Before anything else, thank you for picking up this issue, and more so, thank you for stopping to read the letter. I know that even doing something small, like pausing to read the paper or look at our photos and designs, is a decision to expend limited time and energy.
Over the last 30 papers that I’ve worked on, that question has always been at the forefront of my mind: What will people gain from reading this? After I became editor-in-chief, an additional question became important: what will my staff gain from working on this?
In balancing the desires of students and staff members, there are hundreds of stories we’ve considered that didn’t make it past planning because we couldn’t justify them taking up limited page space.
However, even though being this discerning can sometimes feel exhausting, when we find something that strikes a balance, it can feel like striking gold.
That’s why we’ve gravitated towards creating packages, large sections of the paper themed around one idea or topic, with most of our issues. A package unites our staff. Of course, we’re always united in making the paper, but creating a package means so much more.

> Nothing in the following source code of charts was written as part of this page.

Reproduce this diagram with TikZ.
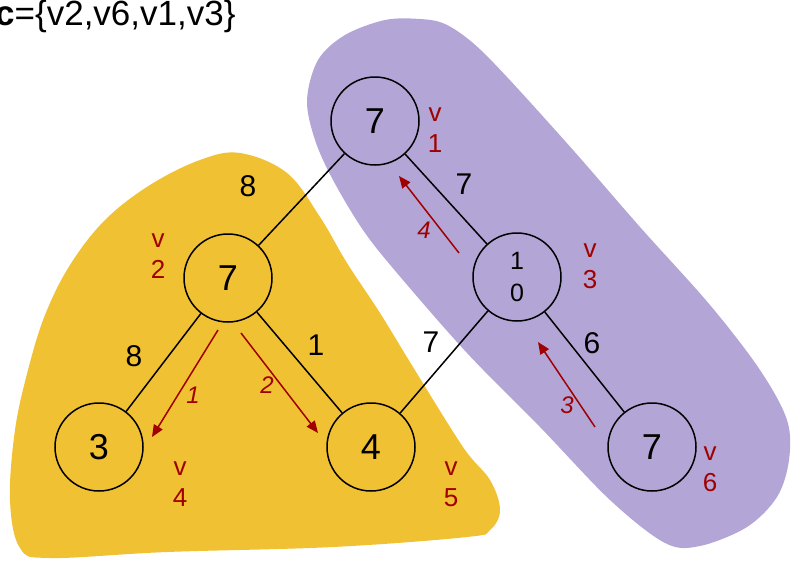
\documentclass[tikz,border=0pt]{standalone}
\usepackage{fontspec}
\setmainfont{Liberation Sans}
\usetikzlibrary{arrows.meta}
\definecolor{gold}{HTML}{F0C132}
\definecolor{lav}{HTML}{B3A6D6}
\definecolor{dred}{HTML}{A00000}
\begin{document}
\begin{tikzpicture}[x=1pt,y=-1pt,
  vert/.style={circle,draw,line width=1.5pt,minimum size=88pt,inner sep=0pt,font=\fontsize{36}{36}\selectfont},
  edge/.style={line width=1.5pt},
  wt/.style={font=\fontsize{30}{30}\selectfont,inner sep=0pt},
  vl/.style={text=dred,font=\fontsize{26}{31}\selectfont,align=center,inner sep=0pt},
  ord/.style={text=dred,font=\fontsize{24}{24}\selectfont\itshape,inner sep=0pt},
  tr/.style={dred,line width=1.5pt,-{Triangle[length=12pt,width=10pt]}}]
\useasboundingbox (0,0) rectangle (792,563);
% blobs
\fill[gold] plot[smooth cycle, tension=0.6] coordinates {(240,153) (287,173) (320,217) (347,263) (380,313) (413,367) (463,447) (490,480) (500,510) (490,530) (467,537) (333,547) (167,552) (50,558) (20,548) (10,500) (15,430) (28,370) (45,315) (70,265) (105,220) (150,185) (200,160)};
\fill[lav] plot[smooth cycle, tension=0.55] coordinates {(307,100) (318,60) (345,35) (385,20) (420,19) (445,24) (473,43) (507,77) (573,150) (640,227) (710,305) (760,370) (787,420) (789,460) (777,497) (747,527) (700,546) (665,543) (610,500) (540,427) (467,353) (397,273) (363,230) (333,180) (315,140)};
% title
\node[anchor=base west,font=\fontsize{35}{35}\selectfont,inner sep=0pt] (title) at (-5,25) {\textbf{c}=\{v2,v6,v1,v3\}};
% vertices
\node[vert] (v1) at (375,121) {7};
\node[vert] (v2) at (228,278) {7};
\node[vert,font=\fontsize{25}{32}\selectfont,align=center] (v3) at (517,277) {1\\0};
\node[vert] (v4) at (99,447) {3};
\node[vert] (v5) at (371,447) {4};
\node[vert] (v6) at (652,447) {7};
% edges
\draw[edge] (v1) -- (v2);
\draw[edge] (v1) -- (v3);
\draw[edge] (v2) -- (v4);
\draw[edge] (v2) -- (v5);
\draw[edge] (v3) -- (v5);
\draw[edge] (v3) -- (v6);
% weights
\node[wt] (w12) at (248,186) {8};
\node[wt] (w13) at (464,184) {7};
\node[wt] (w24) at (134,356) {8};
\node[wt] (w25) at (316,345) {1};
\node[wt] (w35) at (431,342) {7};
\node[wt] (w36) at (592,343) {6};
% vertex names
\node[vl] (n1) at (435,130) {v\\1};
\node[vl] (n2) at (158,256) {v\\2};
\node[vl] (n3) at (590,266) {v\\3};
\node[vl] (n4) at (180,484) {v\\4};
\node[vl] (n5) at (451,484) {v\\5};
\node[vl] (n6) at (710,469) {v\\6};
% traversal arrows
\coordinate (a1s) at (218,330); \coordinate (a1e) at (152,437);
\coordinate (a2s) at (241,333); \coordinate (a2e) at (318,433);
\coordinate (a3s) at (595,427); \coordinate (a3e) at (538,342);
\coordinate (a4s) at (459,253); \coordinate (a4e) at (399,176);
\draw[tr] (a1s) -- (a1e);
\draw[tr] (a2s) -- (a2e);
\draw[tr] (a3s) -- (a3e);
\draw[tr] (a4s) -- (a4e);
\node[ord] (o1) at (193,395) {1};
\node[ord] (o2) at (267,385) {2};
\node[ord] (o3) at (567,405) {3};
\node[ord] (o4) at (424,230) {4};
\end{tikzpicture}
\end{document}
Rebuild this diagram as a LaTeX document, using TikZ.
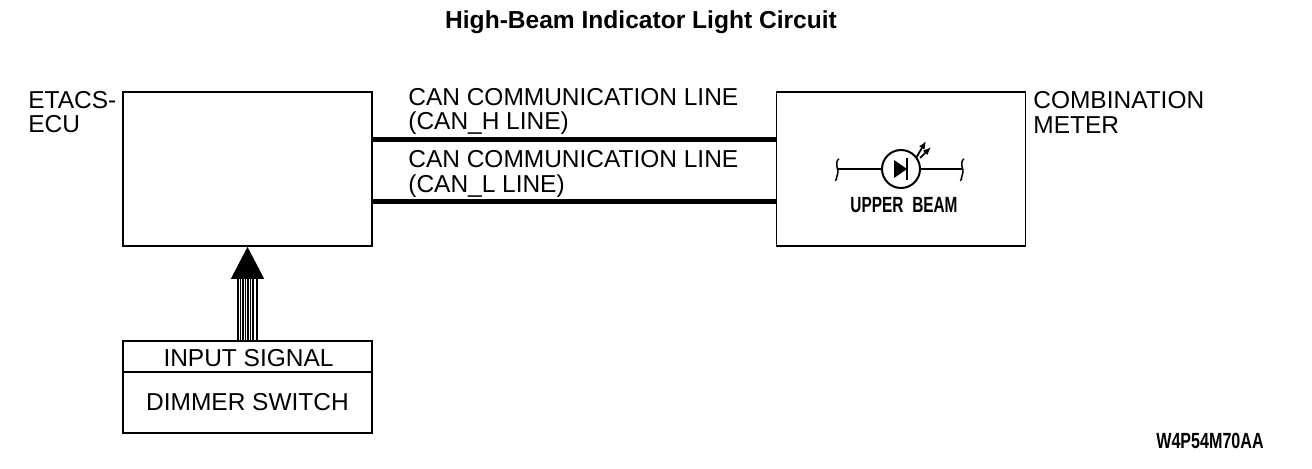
\documentclass[tikz,border=0pt]{standalone}
\usepackage{fontspec}
\setmainfont{Liberation Sans}
\usetikzlibrary{positioning,arrows.meta}
\newcommand{\lbl}{\fontsize{13.93}{14}\selectfont}
\tikzset{
    box/.style={draw, line width=0.035cm, inner sep=0pt, minimum width=4.98cm},
    txt/.style={inner sep=0pt, anchor=base west, font=\lbl},
    bus/.style={line width=0.1cm},
    thin wire/.style={line width=0.04cm},
    stencil/.style={inner sep=0pt, font=\fontsize{12.5}{13}\selectfont\bfseries}
}
\begin{document}
\begin{tikzpicture}[x=0.02cm, y=-0.02cm]
    \useasboundingbox (0,0) rectangle (1312,468);

    \node[inner sep=0pt, font=\fontsize{13.98}{15}\selectfont\bfseries] (title) at (641,22) {High-Beam Indicator Light Circuit};

    \node[box, minimum height=3.08cm] (ecu) at (247.5,169) {};
    \node[box, minimum height=3.08cm] (meter) at (901,169) {};
    \node[box, minimum height=0.62cm, font=\lbl, text height=0.4cm, text depth=0pt] (signal) at (247.5,356.5) {\hspace{0.04cm}INPUT SIGNAL};
    \node[box, minimum height=1.22cm, font=\lbl, below=-0.035cm of signal] (switch) {DIMMER SWITCH};

    % names beside the boxes
    \node[txt] (ecuA) at (28,108) {ETACS-};
    \node[txt] (ecuB) at (28,132) {ECU};
    \node[txt] (meterA) at (1033,108) {COMBINATION};
    \node[txt] (meterB) at (1033,133) {METER};

    % the two bus lines
    \foreach \y/\i/\j in {-30/H/105,32/L/167}{
        \draw[bus] ([yshift=\y*-0.02cm]ecu.east) -- ([yshift=\y*-0.02cm]meter.west);
        \node[txt] (can\i a) at (408,\j) {CAN COMMUNICATION LINE};
    }
    \node[txt] (canHb) at (408,129) {(CAN\_H LINE)};
    \node[txt] (canLb) at (408,192) {(CAN\_L LINE)};

    % striped arrow from the switch
    \coordinate (shaft) at (247.5,278);
    \foreach \x in {-9.5,-7,-4.5,-2,0.5,3,5.5,9.5}{
        \draw[line width=0.035cm] ([xshift=\x*0.02cm]signal.north) -- ([xshift=\x*0.02cm]shaft);
    }
    \draw[-{Triangle[length=0.64cm,width=0.66cm]}, line width=0.03cm] (shaft) -- (ecu.south);

    % lamp symbol
    \node[draw, circle, thin wire, minimum size=0.76cm, inner sep=0pt] (lamp) at (901,169) {};
    \coordinate (wireL) at (838,169);
    \coordinate (wireR) at (963,169);
    \draw[thin wire] (wireL) -- (lamp.west);
    \draw[thin wire] (lamp.east) -- (wireR);
    \foreach \p in {wireL,wireR}{
        \draw[line width=0.03cm] ([shift={(1,-10)}]\p) .. controls +(-5,2) and +(1,5) .. (\p)
            .. controls +(1,4) and +(-3,4) .. ([shift={(-1,10)}]\p);
    }
    \fill (894,160) -- (907,169) -- (894,178) -- cycle;
    \draw[thin wire] (907,158) -- (907,180);
    \draw[line width=0.035cm, -{Latex[length=0.16cm,width=0.13cm]}] (916,158) -- (926,141);
    \draw[line width=0.035cm, -{Latex[length=0.16cm,width=0.13cm]}] (920,158) -- (931,147);
    \node[stencil, xscale=0.7] (beam) at (904,205) {UPPER\hspace{0.3em} BEAM};

    \node[stencil, xscale=0.733] (code) at (1210,441) {W4P54M70AA};
\end{tikzpicture}
\end{document}
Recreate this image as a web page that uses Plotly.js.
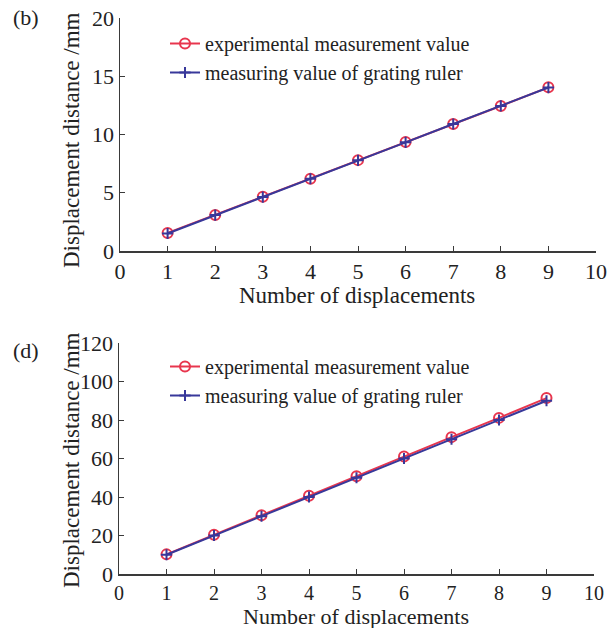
<!DOCTYPE html>
<html>
<head>
<meta charset="utf-8">
<script src="https://cdn.plot.ly/plotly-3.0.1.min.js"></script>
<style>html,body{margin:0;padding:0;background:#fff;}#chart{width:614px;height:628px;}</style>
</head>
<body>
<div id="chart"></div>
<script>
const displacements = [1, 2, 3, 4, 5, 6, 7, 8, 9];
const expB = [1.55, 3.1, 4.65, 6.2, 7.8, 9.35, 10.9, 12.45, 14.05];
const gratingB = [1.5, 3.08, 4.63, 6.2, 7.78, 9.33, 10.9, 12.45, 14.03];
const expD = [10.2, 20.4, 30.5, 40.6, 50.8, 61.0, 71.1, 81.1, 91.4];
const gratingD = [10, 20, 30, 40, 50, 60, 70, 80, 90];
const seriesNames = ["experimental measurement value", "measuring value of grating ruler"];
const panelLabels = ["(b)", "(d)"];
const xTitle = "Number of displacements";
const yTitle = "Displacement distance /mm";

const RED = "#e8364e", BLUE = "#38389a", AX = "#3a3a3a", TXT = "#222";
const FONT = "'Liberation Serif', 'Times New Roman', serif";

function expTrace(y, xa, ya, lg) {
  return {x: displacements, y: y, xaxis: xa, yaxis: ya, legend: lg, name: seriesNames[0],
    mode: "lines+markers", line: {color: RED, width: 2},
    marker: {symbol: "circle-open", size: 10, color: RED, line: {width: 2, color: RED}}};
}
function grTrace(y, xa, ya, lg) {
  return {x: displacements, y: y, xaxis: xa, yaxis: ya, legend: lg, name: seriesNames[1],
    mode: "lines+markers", line: {color: BLUE, width: 2},
    marker: {symbol: "cross-thin-open", size: 8, color: BLUE, line: {width: 2, color: BLUE}}};
}
const data = [
  expTrace(expB, "x", "y", "legend"), grTrace(gratingB, "x", "y", "legend"),
  expTrace(expD, "x2", "y2", "legend2"), grTrace(gratingD, "x2", "y2", "legend2")
];

function xax(domain, anchor, fs) {
  return {domain: domain, anchor: anchor, range: [0, 10], tickvals: [0,1,2,3,4,5,6,7,8,9,10],
    showline: true, linecolor: AX, linewidth: 1.5, ticks: "inside", ticklen: 5, tickcolor: AX,
    showgrid: false, zeroline: false, tickfont: {family: FONT, size: fs, color: TXT}};
}
function yax(domain, anchor, range, dt) {
  return {domain: domain, anchor: anchor, range: range, dtick: dt,
    showline: true, linecolor: AX, linewidth: 1.5, ticks: "inside", ticklen: 5, tickcolor: AX,
    showgrid: false, zeroline: false, tickfont: {family: FONT, size: 22, color: TXT}};
}
const legendBase = {font: {family: FONT, size: 20, color: TXT}, bgcolor: "rgba(0,0,0,0)",
  borderwidth: 0, tracegroupgap: 0, itemwidth: 30, xanchor: "left", yanchor: "top"};

function ann(text, x, y, angle, size) {
  return {text: text, xref: "paper", yref: "paper", x: x/614, y: 1 - y/628, xanchor: "center", yanchor: "middle",
    showarrow: false, textangle: angle, font: {family: FONT, size: size, color: TXT}};
}

const layout = {
  width: 614, height: 628, paper_bgcolor: "#fff", plot_bgcolor: "#fff",
  margin: {l: 0, r: 0, t: 0, b: 0},
  showlegend: true,
  xaxis: xax([120/614, 596/614], "y", 22),
  yaxis: yax([377/628, 610/628], "x", [0, 20], 5),
  xaxis2: xax([119/614, 594/614], "y2", 20),
  yaxis2: yax([54/628, 285/628], "x2", [0, 120], 20),
  legend: Object.assign({}, legendBase, {x: 165/614, y: 1 - 24/628}),
  legend2: Object.assign({}, legendBase, {x: 165/614, y: 1 - 347/628}),
  annotations: [
    ann(panelLabels[0], 26, 18, 0, 22),
    ann(panelLabels[1], 26, 350, 0, 22),
    ann(xTitle, 357, 295, 0, 23),
    ann(xTitle, 356, 616, 0, 22),
    ann(yTitle, 72, 140, -90, 23),
    ann(yTitle, 72, 460, -90, 23)
  ]
};
Plotly.newPlot("chart", data, layout, {displayModeBar: false, staticPlot: true});
</script>
</body>
</html>
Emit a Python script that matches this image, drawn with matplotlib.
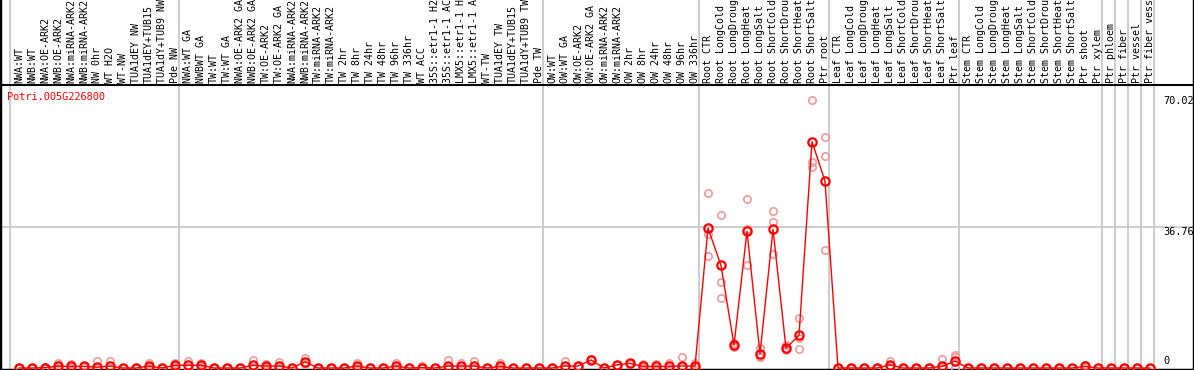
import matplotlib
matplotlib.use("Agg")
import matplotlib.pyplot as plt

labels = [
    "NWA:WT", "NWB:WT", "NWA:OE-ARK2", "NWB:OE-ARK2", "NWA:miRNA-ARK2", "NWB:miRNA-ARK2",
    "NW 0hr", "WT H2O", "WT-NW", "TUA1dEY NW", "TUA1dEY+TUB15", "TUA1dY+TUB9 NW", "Pde NW",
    "NWA:WT GA", "NWBWT GA", "TW:WT", "TW:WT GA", "NWA:OE-ARK2 GA", "NWB:OE-ARK2 GA",
    "TW:OE-ARK2", "TW:OE-ARK2 GA", "NWA:miRNA-ARK2", "NWB:miRNA-ARK2", "TW:miRNA-ARK2",
    "TW:miRNA-ARK2", "TW 2hr", "TW 8hr", "TW 24hr", "TW 48hr", "TW 96hr", "TW 336hr",
    "WT ACC", "35S::etr1-1 H2", "35S::etr1-1 AC", "LMX5::etr1-1 H", "LMX5::etr1-1 A",
    "WT-TW", "TUA1dEY TW", "TUA1dEY+TUB15", "TUA1dY+TUB9 TW", "Pde TW",
    "OW:WT", "OW:WT GA", "OW:OE-ARK2", "OW:OE-ARK2 GA", "OW:miRNA-ARK2", "OW:miRNA-ARK2",
    "OW 2hr", "OW 8hr", "OW 24hr", "OW 48hr", "OW 96hr", "OW 336hr",
    "Root CTR", "Root LongCold", "Root LongDroug", "Root LongHeat", "Root LongSalt",
    "Root ShortCold", "Root ShortDrou", "Root ShortHeat", "Root ShortSalt", "Ptr root",
    "Leaf CTR", "Leaf LongCold", "Leaf LongDroug", "Leaf LongHeat", "Leaf LongSalt",
    "Leaf ShortCold", "Leaf ShortDrou", "Leaf ShortHeat", "Leaf ShortSalt", "Ptr leaf",
    "Stem CTR", "Stem LongCold", "Stem LongDroug", "Stem LongHeat", "Stem LongSalt",
    "Stem ShortCold", "Stem ShortDrou", "Stem ShortHeat", "Stem ShortSalt", "Ptr shoot",
    "Ptr xylem", "Ptr phloem", "Ptr fiber", "Ptr vessel", "Ptr fiber vess",
]
group_starts = [0, 13, 41, 53, 63, 73, 84, 85, 86, 87, 88]

mean = [
    0, 0, 0.1, 0.5, 0.4, 0.4, 0.2, 0.5, 0, 0, 0.5, 0, 0.7,
    0.7, 0.7, 0, 0, 0, 0.7, 0.5, 0.5, 0, 1.6, 0, 0, 0, 0.5, 0, 0, 0.5,
    0, 0.1, 0, 0.5, 0.5, 0.5, 0, 0.4, 0, 0, 0, 0,
    0.5, 0.5, 2.1, 0, 0.8, 1.2, 0.4, 0.4, 0.4, 0.5, 0.5,
    36.5, 26.8, 6.0, 35.7, 3.7, 36.2, 5.2, 8.5, 59.1, 48.8,
    0, 0, 0, 0, 0.8, 0, 0, 0, 0.4, 1.8,
    0, 0, 0, 0, 0, 0, 0, 0, 0, 0.4, 0,
    0, 0, 0, 0,
]
rep1 = [
    0, 0, 0.2, 1.4, 1.05, 0.6, 1.7, 1.7, 0, 0, 1.2, 0, 1.4,
    1.8, 1.4, 0, 0, 0, 2.1, 1.05, 1.6, 0, 2.5, 0, 0, 0, 1.2, 0, 0, 1.4,
    0, 0.5, 0, 2.1, 1.4, 1.7, 0, 1.2, 0, 0, 0, 0,
    1.7, 0.6, 2.3, 0, 0.9, 1.3, 1.05, 1.05, 1.2, 3.0, 1.2,
    45.6, 39.9, 6.5, 44.1, 5.2, 40.9, 6.0, 13.0, 70.0, 60.3,
    0, 0, 0, 0, 1.7, 0, 0, 0, 2.3, 3.4,
    0, 0, 0, 0, 0, 0, 0, 0, 0, 0.8, 0,
    0, 0, 0, 0,
]
rep2 = [
    0, 0, 0.1, 0.1, 0.1, 0.3, 0, 0, 0, 0, 0.2, 0, 0.4,
    0.2, 0.4, 0, 0, 0, 0, 0.3, 0, 0, 1.3, 0, 0, 0, 0.2, 0, 0, 0.1,
    0, 0, 0, 0, 0.1, 0, 0, 0, 0, 0, 0, 0,
    0, 0.5, 2.0, 0, 0.8, 1.2, 0.1, 0.1, 0, 0.3, 0.2,
    34.9, 22.4, 5.6, 36.2, 3.0, 38.0, 4.7, 7.8, 53.7, 55.3,
    0, 0, 0, 0, 0.5, 0, 0, 0, 0, 2.9,
    0, 0, 0, 0, 0, 0, 0, 0, 0, 0.4, 0,
    0, 0, 0, 0,
]
rep3 = [
    0, 0, 0, 0, 0, 0.3, 0, 0, 0, 0, 0, 0, 0.3,
    0, 0.3, 0, 0, 0, 0, 0.1, 0, 0, 1.0, 0, 0, 0, 0.1, 0, 0, 0,
    0, 0, 0, 0, 0, 0, 0, 0, 0, 0, 0, 0,
    0, 0.4, 2.0, 0, 0.7, 1.1, 0, 0, 0, 0.2, 0.2,
    29.2, 18.3, 6.0, 26.8, 2.9, 29.7, 4.9, 4.9, 52.4, 30.9,
    0, 0, 0, 0, 0.2, 0, 0, 0, 0, 0,
    0, 0, 0, 0, 0, 0, 0, 0, 0, 0, 0,
    0, 0, 0, 0,
]
gene = "Potri.005G226800"
ticks = [0, 36.76, 70.02]

W, H = 1194, 370
x0, dx = 19, 13          # pixel position of first column and step
y0, sy = 368, 3.83       # pixel row of value 0 and pixels per unit
head = 85                # pixel row of the line under the labels

fig = plt.figure(figsize=(W / 100, H / 100), dpi=100)
ax = fig.add_axes([0, 0, 1, 1])
ax.set_xlim(-x0 / dx, (W - x0) / dx)
ax.set_ylim(-(H - y0) / sy, y0 / sy)
ax.set_xticks([])
ax.set_yticks([])
ax.spines["top"].set_visible(False)
for s in ["left", "right", "bottom"]:
    ax.spines[s].set_linewidth(2.5)

xs = list(range(len(labels)))
top_v = (y0 - head) / sy

for g in group_starts:
    ax.axvline(g - 9 / dx, color="#c4c4c4", lw=1.2, zorder=1)
ax.axhline(ticks[1], color="#c4c4c4", lw=1.2, zorder=1)
ax.axhline(top_v, color="black", lw=1.5, zorder=2)

for r in (rep1, rep2, rep3):
    ax.plot(xs, r, ls="none", marker="o", ms=5.3, mfc="none", mec="#ee9a9a", mew=1.2, zorder=3)
ax.plot(xs, mean, color="red", lw=1, zorder=4)
ax.plot(xs, mean, ls="none", marker="o", ms=6, mfc="none", mec="red", mew=1.6, zorder=5)

mono = "DejaVu Sans Mono"
for i, lab in enumerate(labels):
    ax.text(i, (y0 - head + 2) / sy, lab, rotation=90, ha="center", va="bottom",
            family=mono, fontsize=7.2, clip_on=False)

ax.text(7 / W, 1 - 97 / H, gene, transform=ax.transAxes, color="red",
        family=mono, fontsize=7.4, ha="left", va="center")

tx = (1163 - x0) / dx
ax.text(tx, ticks[2] + 1.0, "70.02", family=mono, fontsize=7.4, ha="left", va="top")
ax.text(tx, ticks[1], "36.76", family=mono, fontsize=7.4, ha="left", va="top")
ax.text(tx, ticks[0] + 0.5, "0", family=mono, fontsize=7.4, ha="left", va="bottom")

fig.savefig("out.png", dpi=100)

To create one cohesive work, designers get to collaborate across spreads to keep to one theme, photographers get to be creative and take more editorial shots and reporters get to dig deep on one topic or explore many different angles because they have the page space.
For my last paper as editor-in-chief, I knew there needed to be a package. Choosing the topic of that issue was easy: the FIFA World Cup.
The FIFA World Cup is one of very few events where people everywhere are all paying attention all at the same time. The FIFA World Cup is able to bring the world together at a scale that feels difficult to comprehend, and yet, this year, it’s happening outside of what feels like Free State’s backyard.
The ability to cover an event like this, as what feels like firsthand witnesses, was an opportunity I knew we couldn’t take for granted. Especially knowing this would be one of the last times many of us would work on a paper together, I wanted that sense of connection, both within our staff and across the world, to shape this issue.
So when you flip through this paper, I hope you feel part of something larger than just Free State — a glimpse of the same global connection that inspired this package and brought many of us on staff together for the last time.